Edit: A little clarification
But what happens if a checkpoint occurs in middle of a very long running transaction and then the transaction rolls back.
The dirty pages now have been written to disk which is undesirable in the above scenario but log entries aren't made to the log files as the transaction has rolled back.
--------------------------------------------------------------------------------------------------
I am just an another naive wannabe DBA trying to learn SQL Server
March 27, 2011 at 11:17 am
Sachin Nandanwar (3/27/2011)
GilaMonster (3/25/2011)
No.SQL writes data modifications to data pages in the data cache. It writes the log records to disk at the point the transaction is committed (or sometimes before). At some point (maybe immediately, maybe not) the changed data pages are written to disk.
They can have been written before the transaction commits, that's perfectly valid and acceptable. The only unbreakable rule is log before data. Log records must be hardened in the log file before the data changes that the log records describe are written from the data cache to disk.
The primary purpose of the log is durability (once transaction completes the data changes must remain non matter what) and consistency. There are other processes that take advantage of the log to do other stuff.
Edit: A little clarification
But what happens if a checkpoint occurs in middle of a very long running transaction and then the transaction rolls back.
The dirty pages now have been written to disk which is undesirable in the above scenario but log entries aren't made to the log files as the transaction has rolled back.
And then the pages will be updated again with the "undo" operations for that transaction, and eventually flushed to disk again.

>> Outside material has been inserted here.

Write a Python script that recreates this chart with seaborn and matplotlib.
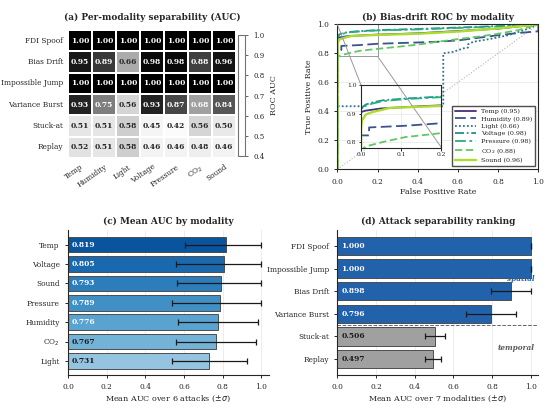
import numpy as np
import pandas as pd
import matplotlib
matplotlib.use("Agg")
import matplotlib.pyplot as plt
import seaborn as sns
from mpl_toolkits.axes_grid1.inset_locator import mark_inset

# ---- data ----
attacks = ['FDI Spoof', 'Bias Drift', 'Impossible Jump', 'Variance Burst', 'Stuck-at', 'Replay']
modalities = ['Temp', 'Humidity', 'Light', 'Voltage', 'Pressure', 'CO$_2$', 'Sound']

auc_fdi = [1.00, 1.00, 1.00, 1.00, 1.00, 1.00, 1.00]
auc_bias = [0.95, 0.89, 0.66, 0.98, 0.98, 0.88, 0.96]
auc_jump = [1.00, 1.00, 1.00, 1.00, 1.00, 1.00, 1.00]
auc_var = [0.93, 0.75, 0.56, 0.93, 0.87, 0.68, 0.84]
auc_stuck = [0.51, 0.51, 0.58, 0.45, 0.42, 0.56, 0.50]
auc_replay = [0.52, 0.51, 0.58, 0.46, 0.46, 0.48, 0.46]

# bias-drift ROC curves (fpr, tpr)
roc_temp = ([0, 0, 0.01, 0.05, 0.1, 0.15, 0.2, 0.4, 0.6, 0.8, 1.0],
            [0, 0.905, 0.91, 0.918, 0.922, 0.926, 0.929, 0.938, 0.954, 0.97, 1.0])
roc_hum = ([0, 0, 0.02, 0.02, 0.11, 0.2, 0.4, 0.5, 0.6, 0.7, 0.8, 0.9, 1.0, 1.0],
           [0, 0.823, 0.823, 0.851, 0.857, 0.866, 0.875, 0.88, 0.889, 0.907, 0.925, 0.94, 0.952, 1.0])
roc_light = ([0, 0, 0.527, 0.527, 0.576, 0.626, 0.65, 0.65, 0.677, 0.76, 0.85, 0.93, 1.0],
             [0, 0.435, 0.435, 0.80, 0.81, 0.834, 0.84, 0.862, 0.88, 0.899, 0.925, 0.96, 1.0])
roc_volt = ([0, 0, 0.005, 0.012, 0.03, 0.055, 0.11, 0.2, 0.4, 0.6, 0.8, 1.0],
            [0, 0.91, 0.925, 0.932, 0.94, 0.947, 0.953, 0.96, 0.968, 0.978, 0.988, 1.0])
roc_press = ([0, 0, 0.005, 0.012, 0.03, 0.055, 0.11, 0.2, 0.4, 0.6, 0.8, 1.0],
             [0, 0.915, 0.92, 0.928, 0.936, 0.944, 0.951, 0.958, 0.965, 0.975, 0.985, 1.0])
roc_co2 = ([0, 0, 0.012, 0.055, 0.11, 0.2, 0.3, 0.4, 0.5, 0.6, 0.7, 0.8, 0.9, 1.0],
           [0, 0.77, 0.784, 0.80, 0.817, 0.831, 0.845, 0.86, 0.88, 0.898, 0.915, 0.935, 0.96, 1.0])
roc_sound = ([0, 0, 0.002, 0.012, 0.03, 0.055, 0.07, 0.11, 0.2, 0.4, 0.6, 0.8, 1.0],
             [0, 0.846, 0.875, 0.897, 0.906, 0.914, 0.92, 0.922, 0.927, 0.935, 0.95, 0.972, 1.0])

# mean AUC per modality (sorted) and per attack
mod_order = ['Temp', 'Voltage', 'Sound', 'Pressure', 'Humidity', 'CO$_2$', 'Light']
mod_mean = [0.819, 0.805, 0.793, 0.789, 0.776, 0.767, 0.731]
mod_std = [0.216, 0.247, 0.228, 0.250, 0.206, 0.206, 0.193]

att_order = ['FDI Spoof', 'Impossible Jump', 'Bias Drift', 'Variance Burst', 'Stuck-at', 'Replay']
att_group = ['spatial', 'spatial', 'spatial', 'spatial', 'temporal', 'temporal']
att_mean = [1.000, 1.000, 0.898, 0.796, 0.506, 0.497]
att_std = [0.0, 0.0, 0.105, 0.128, 0.052, 0.041]

# ---- style ----
sns.set_theme(style="ticks")
plt.rcParams['font.family'] = ['DejaVu Serif']
plt.rcParams['axes.edgecolor'] = '0.15'
plt.rcParams['axes.linewidth'] = 0.8
plt.rcParams['xtick.major.size'] = 2.5
plt.rcParams['ytick.major.size'] = 2.5
plt.rcParams['xtick.major.width'] = 0.7
plt.rcParams['ytick.major.width'] = 0.7

TITLE = 6.4
TICK = 5.3
LAB = 5.8
ANN = 5.4

fig = plt.figure(figsize=(5.5, 4.09), dpi=100)

# ---- (a) heatmap ----
ax_a = fig.add_axes([0.1236, 0.6137, 0.3055, 0.313])
cax = fig.add_axes([0.4327, 0.6186, 0.0127, 0.2958])
auc = pd.DataFrame([auc_fdi, auc_bias, auc_jump, auc_var, auc_stuck, auc_replay],
                   index=attacks, columns=modalities)
sns.heatmap(auc, ax=ax_a, cmap='Greys', vmin=0.4, vmax=1.0, annot=True, fmt='.2f',
            annot_kws={'size': ANN, 'weight': 'bold'}, linewidths=1.1, linecolor='white',
            cbar_ax=cax, cbar_kws={'ticks': [0.4, 0.5, 0.6, 0.7, 0.8, 0.9, 1.0]})
ax_a.tick_params(length=0, labelsize=TICK)
ax_a.set_yticklabels(attacks, rotation=0)
ax_a.set_xticklabels(modalities, rotation=35, ha='right', rotation_mode='anchor')
ax_a.set_xlabel('')
ax_a.set_ylabel('')
ax_a.set_title('(a) Per-modality separability (AUC)', fontsize=TITLE, weight='bold', pad=7)
cbar = ax_a.collections[0].colorbar
cbar.solids.set_alpha(0)
cbar.outline.set_edgecolor('0.45')
cbar.outline.set_linewidth(0.8)
cax.tick_params(labelsize=TICK - 0.3, length=2.5, width=0.6, color='0.3')
cbar.set_label('ROC AUC', fontsize=LAB, labelpad=4)

# ---- (b) ROC ----
ax_b = fig.add_axes([0.6133, 0.586, 0.3655, 0.3545])
roc_curves = [roc_temp, roc_hum, roc_light, roc_volt, roc_press, roc_co2, roc_sound]
colors = sns.color_palette('viridis', 7)
styles = ['-', (0, (6, 2.5)), (0, (1, 1.2)), (0, (5, 1.5, 1, 1.5)), (0, (6, 2, 1.5, 2)),
          (0, (4, 2)), '-']
widths = [1.3, 1.3, 1.3, 1.3, 1.3, 1.3, 1.7]
axins = ax_b.inset_axes([0.118, 0.15, 0.40, 0.43])
for ax in (ax_b, axins):
    ax.plot([0, 1], [0, 1], ls=':', color='0.7', lw=0.8, zorder=1)
    for m, curve, c, ls, lw, v in zip(modalities, roc_curves, colors, styles, widths, auc_bias):
        ax.plot(curve[0], curve[1], color=c, ls=ls, lw=lw, label=f'{m} ({v:.2f})', zorder=2)
ax_b.set_xlim(0, 1)
ax_b.set_ylim(0, 1)
ax_b.set_xticks(np.arange(0, 1.01, 0.2))
ax_b.set_yticks(np.arange(0, 1.01, 0.2))
ax_b.grid(True, color='0.9', lw=0.5)
ax_b.tick_params(labelsize=TICK)
ax_b.set_xlabel('False Positive Rate', fontsize=LAB, labelpad=2)
ax_b.set_ylabel('True Positive Rate', fontsize=LAB, labelpad=3)
ax_b.set_title('(b) Bias-drift ROC by modality', fontsize=TITLE, weight='bold', pad=3)
axins.set_xlim(0, 0.2)
axins.set_ylim(0.78, 1.0)
axins.set_xticks([0, 0.1, 0.2])
axins.set_yticks([0.8, 0.9, 1.0])
axins.grid(True, color='0.9', lw=0.5)
axins.tick_params(labelsize=4.3, length=1.8, pad=1.5)
mark_inset(ax_b, axins, loc1=2, loc2=4, fc='none', ec='0.6', lw=0.7)
ax_b.legend(loc='lower right', fontsize=4.6, frameon=True,
            fancybox=False, edgecolor='0.3', framealpha=1, handlelength=3.2,
            borderpad=0.5, labelspacing=0.3)

# ---- (c) mean AUC by modality ----
ax_c = fig.add_axes([0.1236, 0.0831, 0.3655, 0.3545])
blues = [plt.cm.Blues(v) for v in np.linspace(0.86, 0.40, len(mod_order))]
sns.barplot(x=mod_mean, y=mod_order, hue=mod_order, palette=blues, legend=False,
            saturation=1, ax=ax_c, edgecolor='0.3', linewidth=0.7, width=0.8, zorder=2)
lo = [m - max(m - s, 0) for m, s in zip(mod_mean, mod_std)]
hi = [min(m + s, 1) - m for m, s in zip(mod_mean, mod_std)]
ax_c.errorbar(mod_mean, range(len(mod_order)), xerr=[lo, hi], fmt='none',
              ecolor='0.1', elinewidth=0.9, capsize=2.5, capthick=0.9, zorder=3)
for i, (m, c) in enumerate(zip(mod_mean, blues)):
    lum = 0.299 * c[0] + 0.587 * c[1] + 0.114 * c[2]
    ax_c.text(0.02, i, f'{m:.3f}', va='center', ha='left', fontsize=ANN,
              weight='bold', color='white' if lum < 0.6 else '0.1', zorder=4)
ax_c.set_xlim(0, 1.04)
ax_c.set_ylim(6.72, -0.75)
ax_c.set_xticks(np.arange(0, 1.01, 0.2))
ax_c.grid(True, axis='x', color='0.9', lw=0.5, zorder=0)
ax_c.tick_params(labelsize=TICK)
ax_c.set_xlabel('Mean AUC over 6 attacks ($\\pm\\sigma$)', fontsize=LAB, labelpad=2)
ax_c.set_ylabel('')
ax_c.set_title('(c) Mean AUC by modality', fontsize=TITLE, weight='bold', pad=4)
sns.despine(ax=ax_c)

# ---- (d) attack ranking ----
ax_d = fig.add_axes([0.6133, 0.0831, 0.3655, 0.3545])
group_colors = {'spatial': '#2262ab', 'temporal': '#a0a0a0'}
sns.barplot(x=att_mean, y=att_order, hue=att_group, palette=group_colors, legend=False,
            saturation=1, ax=ax_d, edgecolor='0.3', linewidth=0.7, width=0.8, dodge=False,
            zorder=2)
lo = [m - max(m - s, 0) for m, s in zip(att_mean, att_std)]
hi = [min(m + s, 1) - m for m, s in zip(att_mean, att_std)]
ax_d.errorbar(att_mean, range(len(att_order)), xerr=[lo, hi], fmt='none',
              ecolor='0.1', elinewidth=0.9, capsize=2.5, capthick=0.9, zorder=3)
for i, (m, g) in enumerate(zip(att_mean, att_group)):
    ax_d.text(0.02, i, f'{m:.3f}', va='center', ha='left', fontsize=ANN,
              weight='bold', color='white' if g == 'spatial' else '0.1', zorder=4)
ax_d.axhline(3.5, color='0.4', ls='--', lw=0.7, zorder=1)
ax_d.text(1.02, 1.45, 'spatial', color=group_colors['spatial'], style='italic',
          weight='bold', fontsize=ANN - 0.2, ha='right', va='center', zorder=4)
ax_d.text(1.02, 4.5, 'temporal', color='0.35', style='italic', weight='bold',
          fontsize=ANN - 0.2, ha='right', va='center', zorder=4)
ax_d.set_xlim(0, 1.04)
ax_d.set_ylim(5.7, -0.7)
ax_d.set_xticks(np.arange(0, 1.01, 0.2))
ax_d.grid(True, axis='x', color='0.9', lw=0.5, zorder=0)
ax_d.tick_params(labelsize=TICK)
ax_d.set_xlabel('Mean AUC over 7 modalities ($\\pm\\sigma$)', fontsize=LAB, labelpad=2)
ax_d.set_ylabel('')
ax_d.set_title('(d) Attack separability ranking', fontsize=TITLE, weight='bold', pad=4)
sns.despine(ax=ax_d)

fig.savefig('out.png', dpi=100)
plt.close(fig)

The log entries are still in the log file. They don't "vanish" after the transaction has been rolled back.
Please watch the videos I posted in my prior post- they explain it all, from the guy that was in charge of how it worked for many years.
Wayne
Microsoft Certified Master: SQL Server 2008
Author - SQL Server T-SQL Recipes
March 27, 2011 at 11:31 am
WayneS (3/27/2011)
And then the pages will be updated again with the "undo" operations for that transaction, and eventually flushed to disk again.
The log entries are still in the log file. They don't "vanish" after the transaction has been rolled back.
Please watch the videos I posted in my prior post- they explain it all, from the guy that was in charge of how it worked for many years.
How is that done ? By the next Checkpoint ? If yes then one will have to burden themselves with wrong set of data.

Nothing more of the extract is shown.